Now, in 2018, we have quite a major departure from our past practice. The theme of the Commonwealth has been chosen at least in part to coincide with the Commonwealth Games, which will have been held by the time our concert takes place in June. The songs we are rehearsing are all from the modern era, and were written by composers and lyricists from a number of Commonwealth countries. Programme notes will be available on the site soon.

It may seem odd that an international choir composed of European citizens should be adopting this particular theme, but it is appropriate for at least two reasons. Like the European Union, the Commonwealth is an attempt to bring (or keep) together a disparate group of nations for mutual benefit.
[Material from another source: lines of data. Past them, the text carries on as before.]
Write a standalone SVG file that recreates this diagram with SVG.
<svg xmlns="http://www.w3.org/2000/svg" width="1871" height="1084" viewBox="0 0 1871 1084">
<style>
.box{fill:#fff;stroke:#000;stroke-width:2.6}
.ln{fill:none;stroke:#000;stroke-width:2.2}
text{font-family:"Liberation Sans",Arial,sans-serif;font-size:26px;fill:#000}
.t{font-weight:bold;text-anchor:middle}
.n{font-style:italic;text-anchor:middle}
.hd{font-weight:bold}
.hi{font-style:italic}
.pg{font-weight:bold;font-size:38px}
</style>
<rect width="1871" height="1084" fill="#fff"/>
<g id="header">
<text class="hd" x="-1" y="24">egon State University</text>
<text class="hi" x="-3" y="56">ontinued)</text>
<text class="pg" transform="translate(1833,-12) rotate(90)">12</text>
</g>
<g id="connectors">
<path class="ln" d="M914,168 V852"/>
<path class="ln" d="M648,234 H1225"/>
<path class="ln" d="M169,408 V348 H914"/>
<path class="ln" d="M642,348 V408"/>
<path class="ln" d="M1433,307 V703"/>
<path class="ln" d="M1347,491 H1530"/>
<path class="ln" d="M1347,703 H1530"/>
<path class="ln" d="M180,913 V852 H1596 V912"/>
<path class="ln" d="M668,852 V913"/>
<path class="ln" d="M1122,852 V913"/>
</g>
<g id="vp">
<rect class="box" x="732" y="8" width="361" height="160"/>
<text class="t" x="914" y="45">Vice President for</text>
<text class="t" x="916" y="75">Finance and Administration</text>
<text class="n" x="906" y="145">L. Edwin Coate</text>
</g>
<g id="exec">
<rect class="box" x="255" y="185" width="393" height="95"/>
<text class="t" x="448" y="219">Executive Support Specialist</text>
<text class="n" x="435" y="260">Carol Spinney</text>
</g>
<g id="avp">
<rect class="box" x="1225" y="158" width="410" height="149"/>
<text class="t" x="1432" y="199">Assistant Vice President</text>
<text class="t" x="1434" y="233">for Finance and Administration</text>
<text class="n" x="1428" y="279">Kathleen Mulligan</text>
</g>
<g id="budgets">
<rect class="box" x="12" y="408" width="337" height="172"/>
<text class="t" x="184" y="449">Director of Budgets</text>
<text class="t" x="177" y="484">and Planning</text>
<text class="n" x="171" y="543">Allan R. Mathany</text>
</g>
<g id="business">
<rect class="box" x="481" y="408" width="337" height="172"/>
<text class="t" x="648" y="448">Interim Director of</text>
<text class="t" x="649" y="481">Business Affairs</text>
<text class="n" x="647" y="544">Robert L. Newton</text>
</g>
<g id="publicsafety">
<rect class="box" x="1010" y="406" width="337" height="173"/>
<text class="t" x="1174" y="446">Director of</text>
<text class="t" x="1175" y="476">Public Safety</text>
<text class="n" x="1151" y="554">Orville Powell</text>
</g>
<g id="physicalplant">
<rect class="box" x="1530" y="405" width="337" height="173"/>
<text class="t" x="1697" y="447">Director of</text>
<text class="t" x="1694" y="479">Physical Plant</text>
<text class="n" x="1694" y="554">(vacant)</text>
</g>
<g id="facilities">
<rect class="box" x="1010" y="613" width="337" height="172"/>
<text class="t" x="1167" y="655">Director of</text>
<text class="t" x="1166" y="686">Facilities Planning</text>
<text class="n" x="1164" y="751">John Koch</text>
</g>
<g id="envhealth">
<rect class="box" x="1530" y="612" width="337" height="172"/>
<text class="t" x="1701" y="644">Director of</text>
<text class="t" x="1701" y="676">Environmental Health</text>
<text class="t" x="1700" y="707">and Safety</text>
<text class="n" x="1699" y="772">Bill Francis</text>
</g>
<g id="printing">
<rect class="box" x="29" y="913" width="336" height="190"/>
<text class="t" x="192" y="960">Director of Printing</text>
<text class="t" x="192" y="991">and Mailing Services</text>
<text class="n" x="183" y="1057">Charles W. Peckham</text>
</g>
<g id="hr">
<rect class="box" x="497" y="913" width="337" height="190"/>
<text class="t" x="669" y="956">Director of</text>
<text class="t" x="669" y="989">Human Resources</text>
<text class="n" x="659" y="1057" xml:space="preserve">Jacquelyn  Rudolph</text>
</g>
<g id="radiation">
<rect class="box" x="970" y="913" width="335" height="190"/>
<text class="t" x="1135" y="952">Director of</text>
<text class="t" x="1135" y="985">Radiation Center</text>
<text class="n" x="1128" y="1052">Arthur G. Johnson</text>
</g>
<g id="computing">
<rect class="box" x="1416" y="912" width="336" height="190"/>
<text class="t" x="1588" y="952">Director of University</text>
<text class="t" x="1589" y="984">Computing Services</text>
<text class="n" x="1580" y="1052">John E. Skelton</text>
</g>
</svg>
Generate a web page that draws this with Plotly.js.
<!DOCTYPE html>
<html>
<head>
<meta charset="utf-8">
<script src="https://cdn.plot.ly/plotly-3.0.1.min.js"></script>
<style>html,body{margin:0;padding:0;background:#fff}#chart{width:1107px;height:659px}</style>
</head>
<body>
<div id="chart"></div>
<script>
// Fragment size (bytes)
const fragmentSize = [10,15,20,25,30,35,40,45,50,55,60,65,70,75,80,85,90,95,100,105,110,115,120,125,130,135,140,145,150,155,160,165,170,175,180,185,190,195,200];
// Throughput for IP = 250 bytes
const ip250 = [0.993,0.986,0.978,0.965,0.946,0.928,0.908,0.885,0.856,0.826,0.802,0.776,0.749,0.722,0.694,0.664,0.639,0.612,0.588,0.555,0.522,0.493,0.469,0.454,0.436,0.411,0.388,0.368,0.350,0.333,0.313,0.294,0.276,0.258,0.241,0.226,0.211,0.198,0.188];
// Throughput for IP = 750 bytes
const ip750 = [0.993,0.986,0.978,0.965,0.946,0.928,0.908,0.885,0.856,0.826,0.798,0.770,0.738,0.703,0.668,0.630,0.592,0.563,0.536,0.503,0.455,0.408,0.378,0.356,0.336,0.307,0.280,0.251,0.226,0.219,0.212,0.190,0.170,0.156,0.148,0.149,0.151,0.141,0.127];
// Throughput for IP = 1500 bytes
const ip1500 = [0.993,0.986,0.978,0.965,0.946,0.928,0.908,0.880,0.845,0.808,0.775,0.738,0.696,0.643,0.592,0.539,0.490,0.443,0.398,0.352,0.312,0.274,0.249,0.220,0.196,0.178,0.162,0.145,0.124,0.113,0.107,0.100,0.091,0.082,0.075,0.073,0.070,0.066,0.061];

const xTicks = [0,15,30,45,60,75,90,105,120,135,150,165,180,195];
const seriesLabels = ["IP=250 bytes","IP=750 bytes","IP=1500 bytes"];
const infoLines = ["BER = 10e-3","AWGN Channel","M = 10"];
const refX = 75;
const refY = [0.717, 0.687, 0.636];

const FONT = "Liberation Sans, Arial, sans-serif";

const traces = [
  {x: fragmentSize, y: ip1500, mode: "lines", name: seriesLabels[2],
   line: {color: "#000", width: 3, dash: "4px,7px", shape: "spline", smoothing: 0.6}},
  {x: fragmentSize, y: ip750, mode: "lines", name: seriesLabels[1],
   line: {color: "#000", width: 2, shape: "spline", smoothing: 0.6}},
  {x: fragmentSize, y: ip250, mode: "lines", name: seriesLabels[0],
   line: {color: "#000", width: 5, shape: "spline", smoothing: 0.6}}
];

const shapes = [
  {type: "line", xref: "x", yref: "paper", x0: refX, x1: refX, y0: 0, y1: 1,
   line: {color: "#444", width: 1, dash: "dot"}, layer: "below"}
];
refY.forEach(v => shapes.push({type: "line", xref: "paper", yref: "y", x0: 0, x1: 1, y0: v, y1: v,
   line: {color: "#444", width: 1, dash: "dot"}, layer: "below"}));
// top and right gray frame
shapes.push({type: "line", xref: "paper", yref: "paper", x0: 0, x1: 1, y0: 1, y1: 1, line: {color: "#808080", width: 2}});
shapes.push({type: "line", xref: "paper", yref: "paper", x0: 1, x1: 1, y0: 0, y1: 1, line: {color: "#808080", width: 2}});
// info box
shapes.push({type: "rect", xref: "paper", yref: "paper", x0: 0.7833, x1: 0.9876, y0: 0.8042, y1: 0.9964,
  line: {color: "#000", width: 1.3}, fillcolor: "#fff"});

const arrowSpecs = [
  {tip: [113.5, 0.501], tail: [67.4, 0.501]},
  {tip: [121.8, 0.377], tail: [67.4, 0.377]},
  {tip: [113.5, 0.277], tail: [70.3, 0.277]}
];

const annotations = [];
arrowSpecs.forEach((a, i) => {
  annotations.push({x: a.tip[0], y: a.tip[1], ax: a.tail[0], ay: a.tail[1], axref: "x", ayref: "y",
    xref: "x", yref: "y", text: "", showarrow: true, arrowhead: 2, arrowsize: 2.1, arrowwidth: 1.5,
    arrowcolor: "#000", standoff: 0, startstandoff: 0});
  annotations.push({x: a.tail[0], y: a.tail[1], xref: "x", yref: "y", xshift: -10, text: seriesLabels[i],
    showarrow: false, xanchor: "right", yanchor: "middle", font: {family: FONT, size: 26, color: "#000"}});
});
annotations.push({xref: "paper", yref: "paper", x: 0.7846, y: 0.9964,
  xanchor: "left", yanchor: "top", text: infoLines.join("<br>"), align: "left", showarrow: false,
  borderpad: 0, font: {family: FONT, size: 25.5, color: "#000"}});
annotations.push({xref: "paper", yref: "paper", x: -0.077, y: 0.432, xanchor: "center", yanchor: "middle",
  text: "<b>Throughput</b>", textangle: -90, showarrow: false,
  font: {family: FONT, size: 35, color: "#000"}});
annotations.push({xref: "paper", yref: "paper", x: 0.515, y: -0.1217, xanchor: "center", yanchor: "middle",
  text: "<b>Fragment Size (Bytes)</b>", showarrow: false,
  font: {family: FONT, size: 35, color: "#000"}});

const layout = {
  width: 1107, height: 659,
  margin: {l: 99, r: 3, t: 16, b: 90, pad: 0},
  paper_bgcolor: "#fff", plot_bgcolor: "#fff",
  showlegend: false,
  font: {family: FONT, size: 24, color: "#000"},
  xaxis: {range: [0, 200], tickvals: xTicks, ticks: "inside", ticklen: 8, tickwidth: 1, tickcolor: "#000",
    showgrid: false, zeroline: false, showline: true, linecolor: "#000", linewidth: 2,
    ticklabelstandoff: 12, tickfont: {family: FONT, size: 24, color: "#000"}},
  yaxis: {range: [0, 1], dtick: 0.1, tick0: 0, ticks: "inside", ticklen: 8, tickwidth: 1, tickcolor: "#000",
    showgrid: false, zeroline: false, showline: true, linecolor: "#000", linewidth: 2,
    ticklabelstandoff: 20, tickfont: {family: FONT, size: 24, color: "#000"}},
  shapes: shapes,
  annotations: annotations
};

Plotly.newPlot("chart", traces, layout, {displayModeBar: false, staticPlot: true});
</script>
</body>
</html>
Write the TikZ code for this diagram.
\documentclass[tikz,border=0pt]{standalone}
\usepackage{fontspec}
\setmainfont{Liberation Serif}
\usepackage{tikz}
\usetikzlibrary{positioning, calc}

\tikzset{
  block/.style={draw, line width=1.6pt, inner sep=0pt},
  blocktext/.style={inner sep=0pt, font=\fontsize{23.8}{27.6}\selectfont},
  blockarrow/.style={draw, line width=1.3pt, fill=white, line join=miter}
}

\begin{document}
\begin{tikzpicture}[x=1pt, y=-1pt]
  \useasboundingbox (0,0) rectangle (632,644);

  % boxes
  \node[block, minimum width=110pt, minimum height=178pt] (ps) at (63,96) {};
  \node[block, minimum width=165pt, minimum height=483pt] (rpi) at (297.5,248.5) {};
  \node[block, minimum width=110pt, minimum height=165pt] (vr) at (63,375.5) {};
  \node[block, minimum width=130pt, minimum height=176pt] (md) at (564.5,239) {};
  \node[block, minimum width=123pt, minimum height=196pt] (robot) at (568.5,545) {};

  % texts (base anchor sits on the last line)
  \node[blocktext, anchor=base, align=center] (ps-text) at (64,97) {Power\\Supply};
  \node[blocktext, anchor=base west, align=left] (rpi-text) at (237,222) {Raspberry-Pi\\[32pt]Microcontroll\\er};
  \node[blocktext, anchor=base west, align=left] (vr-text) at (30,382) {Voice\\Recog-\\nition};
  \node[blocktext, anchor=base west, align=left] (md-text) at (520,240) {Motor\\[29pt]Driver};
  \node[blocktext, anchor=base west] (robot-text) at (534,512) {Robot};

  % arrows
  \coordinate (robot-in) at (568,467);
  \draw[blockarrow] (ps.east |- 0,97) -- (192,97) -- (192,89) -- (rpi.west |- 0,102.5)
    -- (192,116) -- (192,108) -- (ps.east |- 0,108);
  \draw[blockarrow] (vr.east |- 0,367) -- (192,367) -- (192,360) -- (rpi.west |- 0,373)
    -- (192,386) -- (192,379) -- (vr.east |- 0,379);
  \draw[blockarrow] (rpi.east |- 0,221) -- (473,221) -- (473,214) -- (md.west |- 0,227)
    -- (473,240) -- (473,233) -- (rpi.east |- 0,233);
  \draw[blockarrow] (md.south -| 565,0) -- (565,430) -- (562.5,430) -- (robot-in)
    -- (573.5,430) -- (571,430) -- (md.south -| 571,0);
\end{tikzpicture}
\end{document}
Both of these institutions are far from perfect, but they demonstrate at best the willingness of different peoples to come together on various levels to help promote understanding, peace and common prosperity. Having recognised this similarity, we have to record that sadly, both institutions are in difficulty at the present time. The Commonwealth contains countries that find it difficult to live peacefully together, and some Commonwealth nations are led by somewhat unsavoury people. The EU faces increasing challenges to its centrifugal tendencies, as we are all too well aware, and a rising tide of nationalism threatens to tear down what the leaders of the post-war era dreamed of creating.

So it is right that we try to celebrate in music one of the great political concepts of the 20th Century, to remind ourselves of the things that unite us rather than those which tend to divide.